Historically, transportation infrastructure like highways and rail have divided low-income communities and communities of color, preventing residents from easy access to social and economic spaces. This funding provides residents with avenues to reclaim some of that space, foster connections, and grow community-led solutions.

“Groundwork San Diego-Chollas Creek is pleased to be a part of the Caltrans Reconnecting Communities initiative to bring community-driven transportation, environmental, and climate justice to our Chollas Creek communities,” said Executive Director of Groundwork San Diego Leslie Reynolds. “These Communities of Concern have long suffered from the impacts of historic redlining, underinvestment, and outdated infrastructure. This funding will empower residents to plan, prioritize, and ultimately secure the resources needed to eliminate transportation barriers, reduce pollution and climate impacts, and advance their dreams for community connectivity and healthy, thriving watershed.”

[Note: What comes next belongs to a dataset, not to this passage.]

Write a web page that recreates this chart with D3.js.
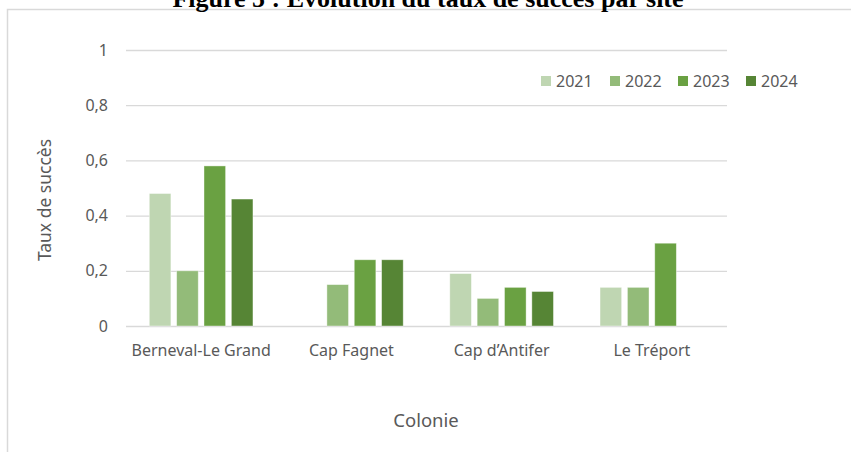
<!DOCTYPE html>
<html>
<head>
<meta charset="utf-8">
<script src="https://cdn.jsdelivr.net/npm/d3@7"></script>
<style>
  body { margin: 0; background: #fff; }
  svg { display: block; }
</style>
</head>
<body>
<div id="chart"></div>
<script>
// data
let colonies = ["Berneval-Le Grand", "Cap Fagnet", "Cap d\u2019Antifer", "Le Tréport"];
let years = ["2021", "2022", "2023", "2024"];
let v2021 = [0.48, 0, 0.19, 0.14];
let v2022 = [0.20, 0.15, 0.10, 0.14];
let v2023 = [0.58, 0.24, 0.14, 0.30];
let v2024 = [0.46, 0.24, 0.125, 0];
let yTicks = [0, 0.2, 0.4, 0.6, 0.8, 1];
let colors = ["#bfd6b2", "#93bb79", "#6aa142", "#568535"];

let series = [v2021, v2022, v2023, v2024];
let data = colonies.map(function (c, i) {
    return { colonie: c, values: years.map(function (y, j) { return { key: y, value: series[j][i] }; }) };
});

let w = 851;
let h = 452;
let font = "'Noto Sans', sans-serif";
let grey = "#595959";

let svg = d3.select("#chart")
    .append("svg")
    .attr("width", w)
    .attr("height", h);

// chart frame (only top and left edges are visible in the figure)
svg.append("rect")
    .attr("x", 7.5)
    .attr("y", 9.5)
    .attr("width", 900)
    .attr("height", 500)
    .attr("fill", "none")
    .attr("stroke", "#d9d9d9")
    .attr("stroke-width", 1.5);

// figure caption, cut off by the top edge like in the source
svg.append("text")
    .attr("x", 428)
    .attr("y", 7)
    .attr("text-anchor", "middle")
    .attr("font-family", "'Liberation Serif', serif")
    .attr("font-weight", "bold")
    .attr("font-size", 26)
    .attr("fill", "#000")
    .text("Figure 5 : Évolution du taux de succès par site");

let xScale = d3.scaleBand()
    .domain(colonies)
    .range([126, 727])
    .paddingInner(0.31)
    .paddingOuter(0.155);

let xSub = d3.scaleBand()
    .domain(years)
    .range([0, xScale.bandwidth()])
    .paddingInner(0.21);

let yScale = d3.scaleLinear()
    .domain([0, 1])
    .range([326, 50]);

let color = d3.scaleOrdinal()
    .domain(years)
    .range(colors);

// gridlines + y labels
let yAxis = d3.axisLeft(yScale)
    .tickValues(yTicks)
    .tickSize(-(727 - 126))
    .tickPadding(18)
    .tickFormat(function (d) { return d3.format("~g")(d).replace(".", ","); });

let yAxisGroup = svg.append("g")
    .attr("transform", "translate(126,0)")
    .call(yAxis);
yAxisGroup.select(".domain").remove();
yAxisGroup.selectAll("line")
    .attr("stroke", "#d9d9d9")
    .attr("stroke-width", 1.3);
yAxisGroup.selectAll("text")
    .attr("font-family", font)
    .attr("font-size", 16)
    .attr("fill", grey);

// bars
svg.append("g")
    .selectAll("g")
    .data(data)
    .enter()
    .append("g")
    .attr("transform", function (d) { return "translate(" + xScale(d.colonie) + ",0)"; })
    .selectAll("rect")
    .data(function (d) { return d.values.filter(function (v) { return v.value > 0; }); })
    .enter().append("rect")
    .attr("x", function (d) { return xSub(d.key); })
    .attr("y", function (d) { return yScale(d.value); })
    .attr("width", xSub.bandwidth())
    .attr("height", function (d) { return yScale(0) - yScale(d.value); })
    .attr("fill", function (d) { return color(d.key); })
    .attr("stroke", "#fff")
    .attr("stroke-opacity", 0.5)
    .attr("stroke-width", 0.8);

// category labels
let xAxis = d3.axisBottom(xScale)
    .tickSize(0)
    .tickPadding(19);
let xAxisGroup = svg.append("g")
    .attr("transform", "translate(0," + yScale(0) + ")")
    .call(xAxis);
xAxisGroup.select(".domain").remove();
xAxisGroup.selectAll("text")
    .attr("font-family", font)
    .attr("font-size", 16)
    .attr("fill", grey);

// axis titles
svg.append("text")
    .attr("transform", "translate(51,200) rotate(-90)")
    .attr("text-anchor", "middle")
    .attr("font-family", font)
    .attr("font-size", 17.5)
    .attr("fill", grey)
    .text("Taux de succès");

svg.append("text")
    .attr("x", 426)
    .attr("y", 427)
    .attr("text-anchor", "middle")
    .attr("font-family", font)
    .attr("font-size", 18.5)
    .attr("fill", grey)
    .text("Colonie");

// legend
let legendX = [541, 610, 678, 746];
let legend = svg.append("g")
    .selectAll("g")
    .data(years)
    .enter()
    .append("g")
    .attr("transform", function (d, i) { return "translate(" + legendX[i] + ",81)"; });
legend.append("rect")
    .attr("x", 0)
    .attr("y", -5)
    .attr("width", 10)
    .attr("height", 10)
    .attr("fill", function (d) { return color(d); });
legend.append("text")
    .attr("x", 15)
    .attr("y", 0)
    .attr("dy", "0.35em")
    .attr("font-family", font)
    .attr("font-size", 16)
    .attr("fill", grey)
    .text(function (d) { return d; });
</script>
</body>
</html>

During the 1950s and 1960s, planning for new freeways led to significant disruption in the region. Neighborhoods saw harsh economic impacts, loss of generational wealth, displacement, and vast demolitions to accommodate six- and eight-lane freeways, even for those that never came to fruition. In Southeastern San Diego, near the border of National City, authorities were planning an east-west connection for the I-5 and I-805. The community was able to halt the construction of State Route 252 (currently the 43rd Street on-off ramps of Interstate 805) and has been advocating to repurpose land to be an asset, rather than a barrier, for people living in the area.

The grant, awarded today under Caltrans’ Reconnecting Communities: Highways to Boulevard program, was first proposed in the Climate Action Plan for Transportation Infrastructure. It confronts the legacy of transportation barriers, which have stifled mobility, access, and economic growth for decades. 

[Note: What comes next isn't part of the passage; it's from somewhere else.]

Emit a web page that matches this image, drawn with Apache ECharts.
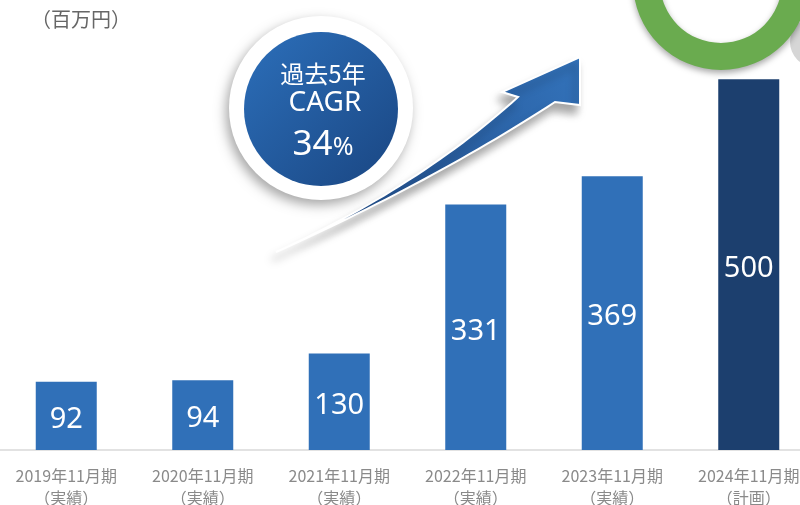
<!DOCTYPE html>
<html>
<head>
<meta charset="utf-8">
<script src="https://cdn.jsdelivr.net/npm/echarts@6/dist/echarts.min.js"></script>
<style>
  html, body { margin: 0; padding: 0; background: #fff; }
  #chart { width: 800px; height: 505px; }
</style>
</head>
<body>
<div id="chart"></div>
<script>
const periods = ["2019年11月期", "2020年11月期", "2021年11月期", "2022年11月期", "2023年11月期", "2024年11月期"];
const statuses = ["実績", "実績", "実績", "実績", "実績", "計画"];
const revenue = [92, 94, 130, 331, 369, 500];
const unitLabel = "（百万円）";
const cagrLines = ["過去5年", "CAGR", "34%"];

const font = '"Noto Sans CJK JP", "Noto Sans", sans-serif';
const chart = echarts.init(document.getElementById("chart"));

// sample a quadratic bezier into points for the tapered arrow shaft
function quad(p0, p1, p2, steps) {
  const pts = [];
  for (let i = 0; i <= steps; i++) {
    const t = i / steps;
    const a = (1 - t) * (1 - t), b = 2 * (1 - t) * t, c = t * t;
    pts.push([a * p0[0] + b * p1[0] + c * p2[0], a * p0[1] + b * p1[1] + c * p2[1]]);
  }
  return pts;
}

const upper = quad([276, 252], [420, 186], [518, 97], 30);
const lower = quad([555, 102], [432, 182], [276, 252], 30);
const arrowPoints = upper.concat([[502, 92], [580, 57], [580, 105]], lower);

chart.setOption({
  animation: false,
  grid: { left: -2, right: -17, top: 5, bottom: 55, outerBoundsMode: "none", containLabel: false },
  xAxis: {
    type: "category",
    data: periods,
    axisTick: { show: false },
    axisLine: { lineStyle: { color: "#e2e2e2", width: 2 } },
    axisLabel: {
      margin: 15,
      color: "#8a8a8a",
      fontSize: 16,
      lineHeight: 22,
      fontFamily: font,
      formatter: (value, index) => value + "\n（" + statuses[index] + "）"
    }
  },
  yAxis: {
    type: "value",
    min: 0,
    max: 600,
    show: false,
    splitLine: { show: false }
  },
  series: [{
    type: "bar",
    data: revenue,
    barWidth: 61,
    itemStyle: {
      color: (p) => statuses[p.dataIndex] === "計画" ? "#1c3f6e" : "#3070b8"
    },
    label: {
      show: true,
      position: "inside",
      offset: [0, 4],
      color: "#fff",
      fontSize: 29,
      fontFamily: '"Noto Sans", sans-serif'
    }
  }],
  graphic: [
    {
      type: "text",
      left: 31,
      top: 9,
      style: { text: unitLabel, fontSize: 20, fill: "#666", fontFamily: font }
    },
    {
      type: "circle",
      shape: { cx: 815, cy: 42, r: 25 },
      style: { fill: "#d6d6d6" },
      z: 1
    },
    {
      type: "ring",
      shape: { cx: 721, cy: -18, r: 88, r0: 61 },
      style: {
        fill: "#6aab4f",
        shadowBlur: 6,
        shadowColor: "rgba(0,0,0,0.35)",
        shadowOffsetY: 3
      },
      z: 2
    },
    {
      type: "polygon",
      shape: { points: arrowPoints },
      style: {
        fill: new echarts.graphic.LinearGradient(0, 1, 1, 0, [
          { offset: 0, color: "#1d4580" },
          { offset: 1, color: "#3373bb" }
        ]),
        stroke: "#fff",
        lineWidth: 2,
        shadowBlur: 8,
        shadowColor: "rgba(0,0,0,0.35)",
        shadowOffsetX: -4,
        shadowOffsetY: 8
      },
      z: 5
    },
    {
      type: "circle",
      shape: { cx: 321, cy: 108, r: 92 },
      style: {
        fill: "#fff",
        shadowBlur: 12,
        shadowColor: "rgba(0,0,0,0.35)",
        shadowOffsetX: -3,
        shadowOffsetY: 5
      },
      z: 6
    },
    {
      type: "circle",
      shape: { cx: 321, cy: 109, r: 77 },
      style: {
        fill: new echarts.graphic.LinearGradient(0, 0, 1, 1, [
          { offset: 0, color: "#2c6fba" },
          { offset: 1, color: "#1a4682" }
        ])
      },
      z: 7
    },
    {
      type: "text",
      x: 323,
      y: 74,
      style: {
        text: cagrLines[0], fill: "#fff", fontSize: 24, fontFamily: font,
        align: "center", verticalAlign: "middle"
      },
      z: 8
    },
    {
      type: "text",
      x: 325,
      y: 103,
      style: {
        text: cagrLines[1], fill: "#fff", fontSize: 28, fontFamily: '"Noto Sans", sans-serif',
        align: "center", verticalAlign: "middle"
      },
      z: 8
    },
    {
      type: "text",
      x: 323,
      y: 145,
      style: {
        text: "{a|" + cagrLines[2].slice(0, -1) + "}{b|%}",
        align: "center",
        verticalAlign: "middle",
        rich: {
          a: { fontSize: 35, fill: "#fff", fontFamily: '"Noto Sans", sans-serif' },
          b: { fontSize: 25, fill: "#fff", fontFamily: '"Noto Sans", sans-serif', padding: [6, 0, 0, 0] }
        }
      },
      z: 8
    }
  ]
});
</script>
</body>
</html>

In addition to the state’s grant, it was also announced that $13 million was awarded to the San Diego region through the federal Reconnecting Communities Pilot and Neighborhood Access and Equity programs to advance community-centered transportation connection projects, prioritizing projects that benefit disadvantaged communities. 

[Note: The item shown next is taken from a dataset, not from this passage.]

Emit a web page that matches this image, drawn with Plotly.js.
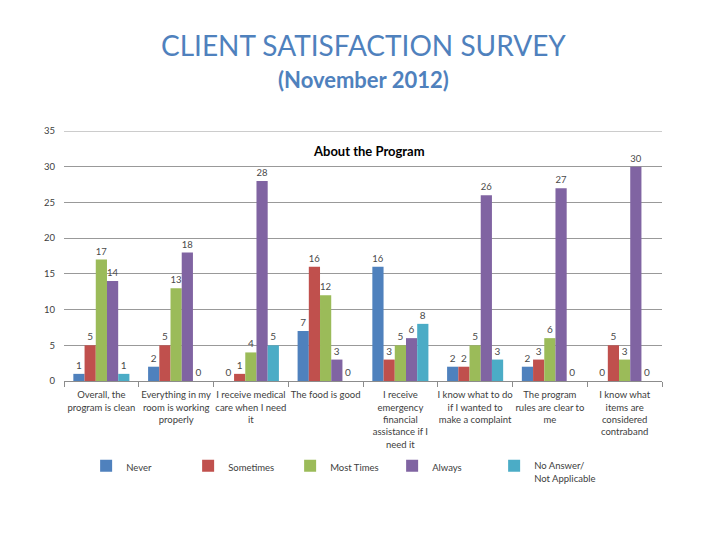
<!DOCTYPE html>
<html>
<head>
<meta charset="utf-8">
<script src="https://cdn.plot.ly/plotly-3.0.1.min.js"></script>
<style>
html,body{margin:0;padding:0;background:#fff;}
#chart{width:720px;height:540px;}
</style>
</head>
<body>
<div id="chart"></div>
<script>
const categories = [
  "Overall, the<br>program is clean",
  "Everything in my<br>room is working<br>properly",
  "I receive medical<br>care when I need<br>it",
  "The food is good",
  "I receive<br>emergency<br>financial<br>assistance if I<br>need it",
  "I know what to do<br>if I wanted to<br>make a complaint",
  "The program<br>rules are clear to<br>me",
  "I know what<br>items are<br>considered<br>contraband"
];
const seriesNames = ["Never", "Sometimes", "Most Times", "Always", "No Answer/<br>Not Applicable"];
const never      = [1, 2, 0, 7, 16, 2, 2, 0];
const sometimes  = [5, 5, 1, 16, 3, 2, 3, 5];
const mostTimes  = [17, 13, 4, 12, 5, 5, 6, 3];
const always     = [14, 18, 28, 3, 6, 26, 27, 30];
const noAnswer   = [1, 0, 5, 0, 8, 3, 0, 0];
const colors = ["#4F81BD", "#C0504D", "#9BBB59", "#8064A2", "#4BACC6"];
const yTicks = [0, 5, 10, 15, 20, 25, 30, 35];
const yMax = 35;

const allSeries = [never, sometimes, mostTimes, always, noAnswer];
const traces = allSeries.map((vals, i) => ({
  type: "bar",
  name: seriesNames[i],
  x: categories,
  y: vals,
  text: vals.map(String),
  textposition: "outside",
  cliponaxis: false,
  textfont: {family: "Lato, sans-serif", size: 10, color: "#4a4a4a"},
  marker: {color: colors[i]},
  hoverinfo: "x+y+name"
}));

const layout = {
  width: 720, height: 540,
  margin: {l: 64, r: 58, t: 131, b: 159},
  paper_bgcolor: "#fff", plot_bgcolor: "#fff",
  font: {family: "Lato, sans-serif", color: "#404040", size: 9},
  barmode: "group",
  bargap: 0.25,
  bargroupgap: 0,
  showlegend: true,
  legend: {
    orientation: "h", x: 0.037, xanchor: "left", y: -0.288, yanchor: "top",
    entrywidth: 57, entrywidthmode: "pixels",
    valign: "top",
    font: {family: "Lato, sans-serif", size: 9.5, color: "#404040"},
    itemwidth: 30, traceorder: "normal"
  },
  xaxis: {
    type: "category",
    tickson: "boundaries",
    ticks: "outside", ticklen: 5, tickcolor: "#8c8c8c",
    showline: true, linecolor: "#8c8c8c", linewidth: 1,
    showgrid: false,
    tickfont: {family: "Lato, sans-serif", size: 9.5, color: "#404040"},
    ticklabelstandoff: 5,
    tickangle: 0,
    automargin: false
  },
  yaxis: {
    range: [0, yMax],
    tickvals: yTicks,
    showgrid: true, gridcolor: "#999999", gridwidth: 1,
    zeroline: false,
    showline: false,
    ticks: "",
    ticklabelstandoff: 8,
    tickfont: {family: "Lato, sans-serif", size: 9.5, color: "#404040"},
    automargin: false
  },
  shapes: [
    {type: "line", xref: "paper", x0: 0, x1: 1, yref: "y", y0: yMax, y1: yMax,
     line: {color: "#999999", width: 1}, layer: "below"}
  ],
  annotations: [
    {text: "CLIENT SATISFACTION SURVEY", xref: "paper", yref: "paper", x: 0.5, xanchor: "center",
     y: (381 - 45) / 250, yanchor: "middle", showarrow: false,
     font: {family: "Lato, sans-serif", size: 28, color: "#4F81BD"}},
    {text: "<b>(November 2012)</b>", xref: "paper", yref: "paper", x: 0.5, xanchor: "center",
     y: (381 - 79) / 250, yanchor: "middle", showarrow: false,
     font: {family: "Lato, sans-serif", size: 22, color: "#4F81BD"}},
    {text: "<b>About the Program</b>", xref: "paper", yref: "paper", x: (369 - 64) / 598, xanchor: "center",
     y: (381 - 151) / 250, yanchor: "middle", showarrow: false,
     font: {family: "Lato, sans-serif", size: 13, color: "#000"}}
  ]
};

Plotly.newPlot("chart", traces, layout, {displayModeBar: false, staticPlot: true});
</script>
</body>
</html>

SANDAG, Caltrans, and the Port of San Diego received $11 million for the Harbor Drive 2.0 Port Access Improvements project to improve efficiency, safety, and air quality around the Working Waterfront area. The proposed improvements include enhancing access, improving safety, and decreasing greenhouse gas emissions from truck idling, ultimately aiming to improve the economic competitiveness of industries in the Working Waterfront.

Additionally, SANDAG received $2 million for the Barrio Logan Freeway Lid Parks project. This initiative will plan two new parks covering Interstate 5 in Barrio Logan. This project will complete feasibility, planning, and early design work for two freeway lids identified in local planning documents. The new freeway lid parks will increase community cohesion, provide new access options, and safeguard the environmentally burdened community from harmful particulate emissions. This funding will supplement the $1.3 million SANDAG recently received thanks to federal funding secured by Congressman Juan Vargas. 

SANDAG’s commitment to equity underscores its dedication to serving all communities in the San Diego region, particularly those historically underserved. With this new funding, underserved neighborhoods and vulnerable communities can reclaim vital spaces previously dominated by rail and highway infrastructure.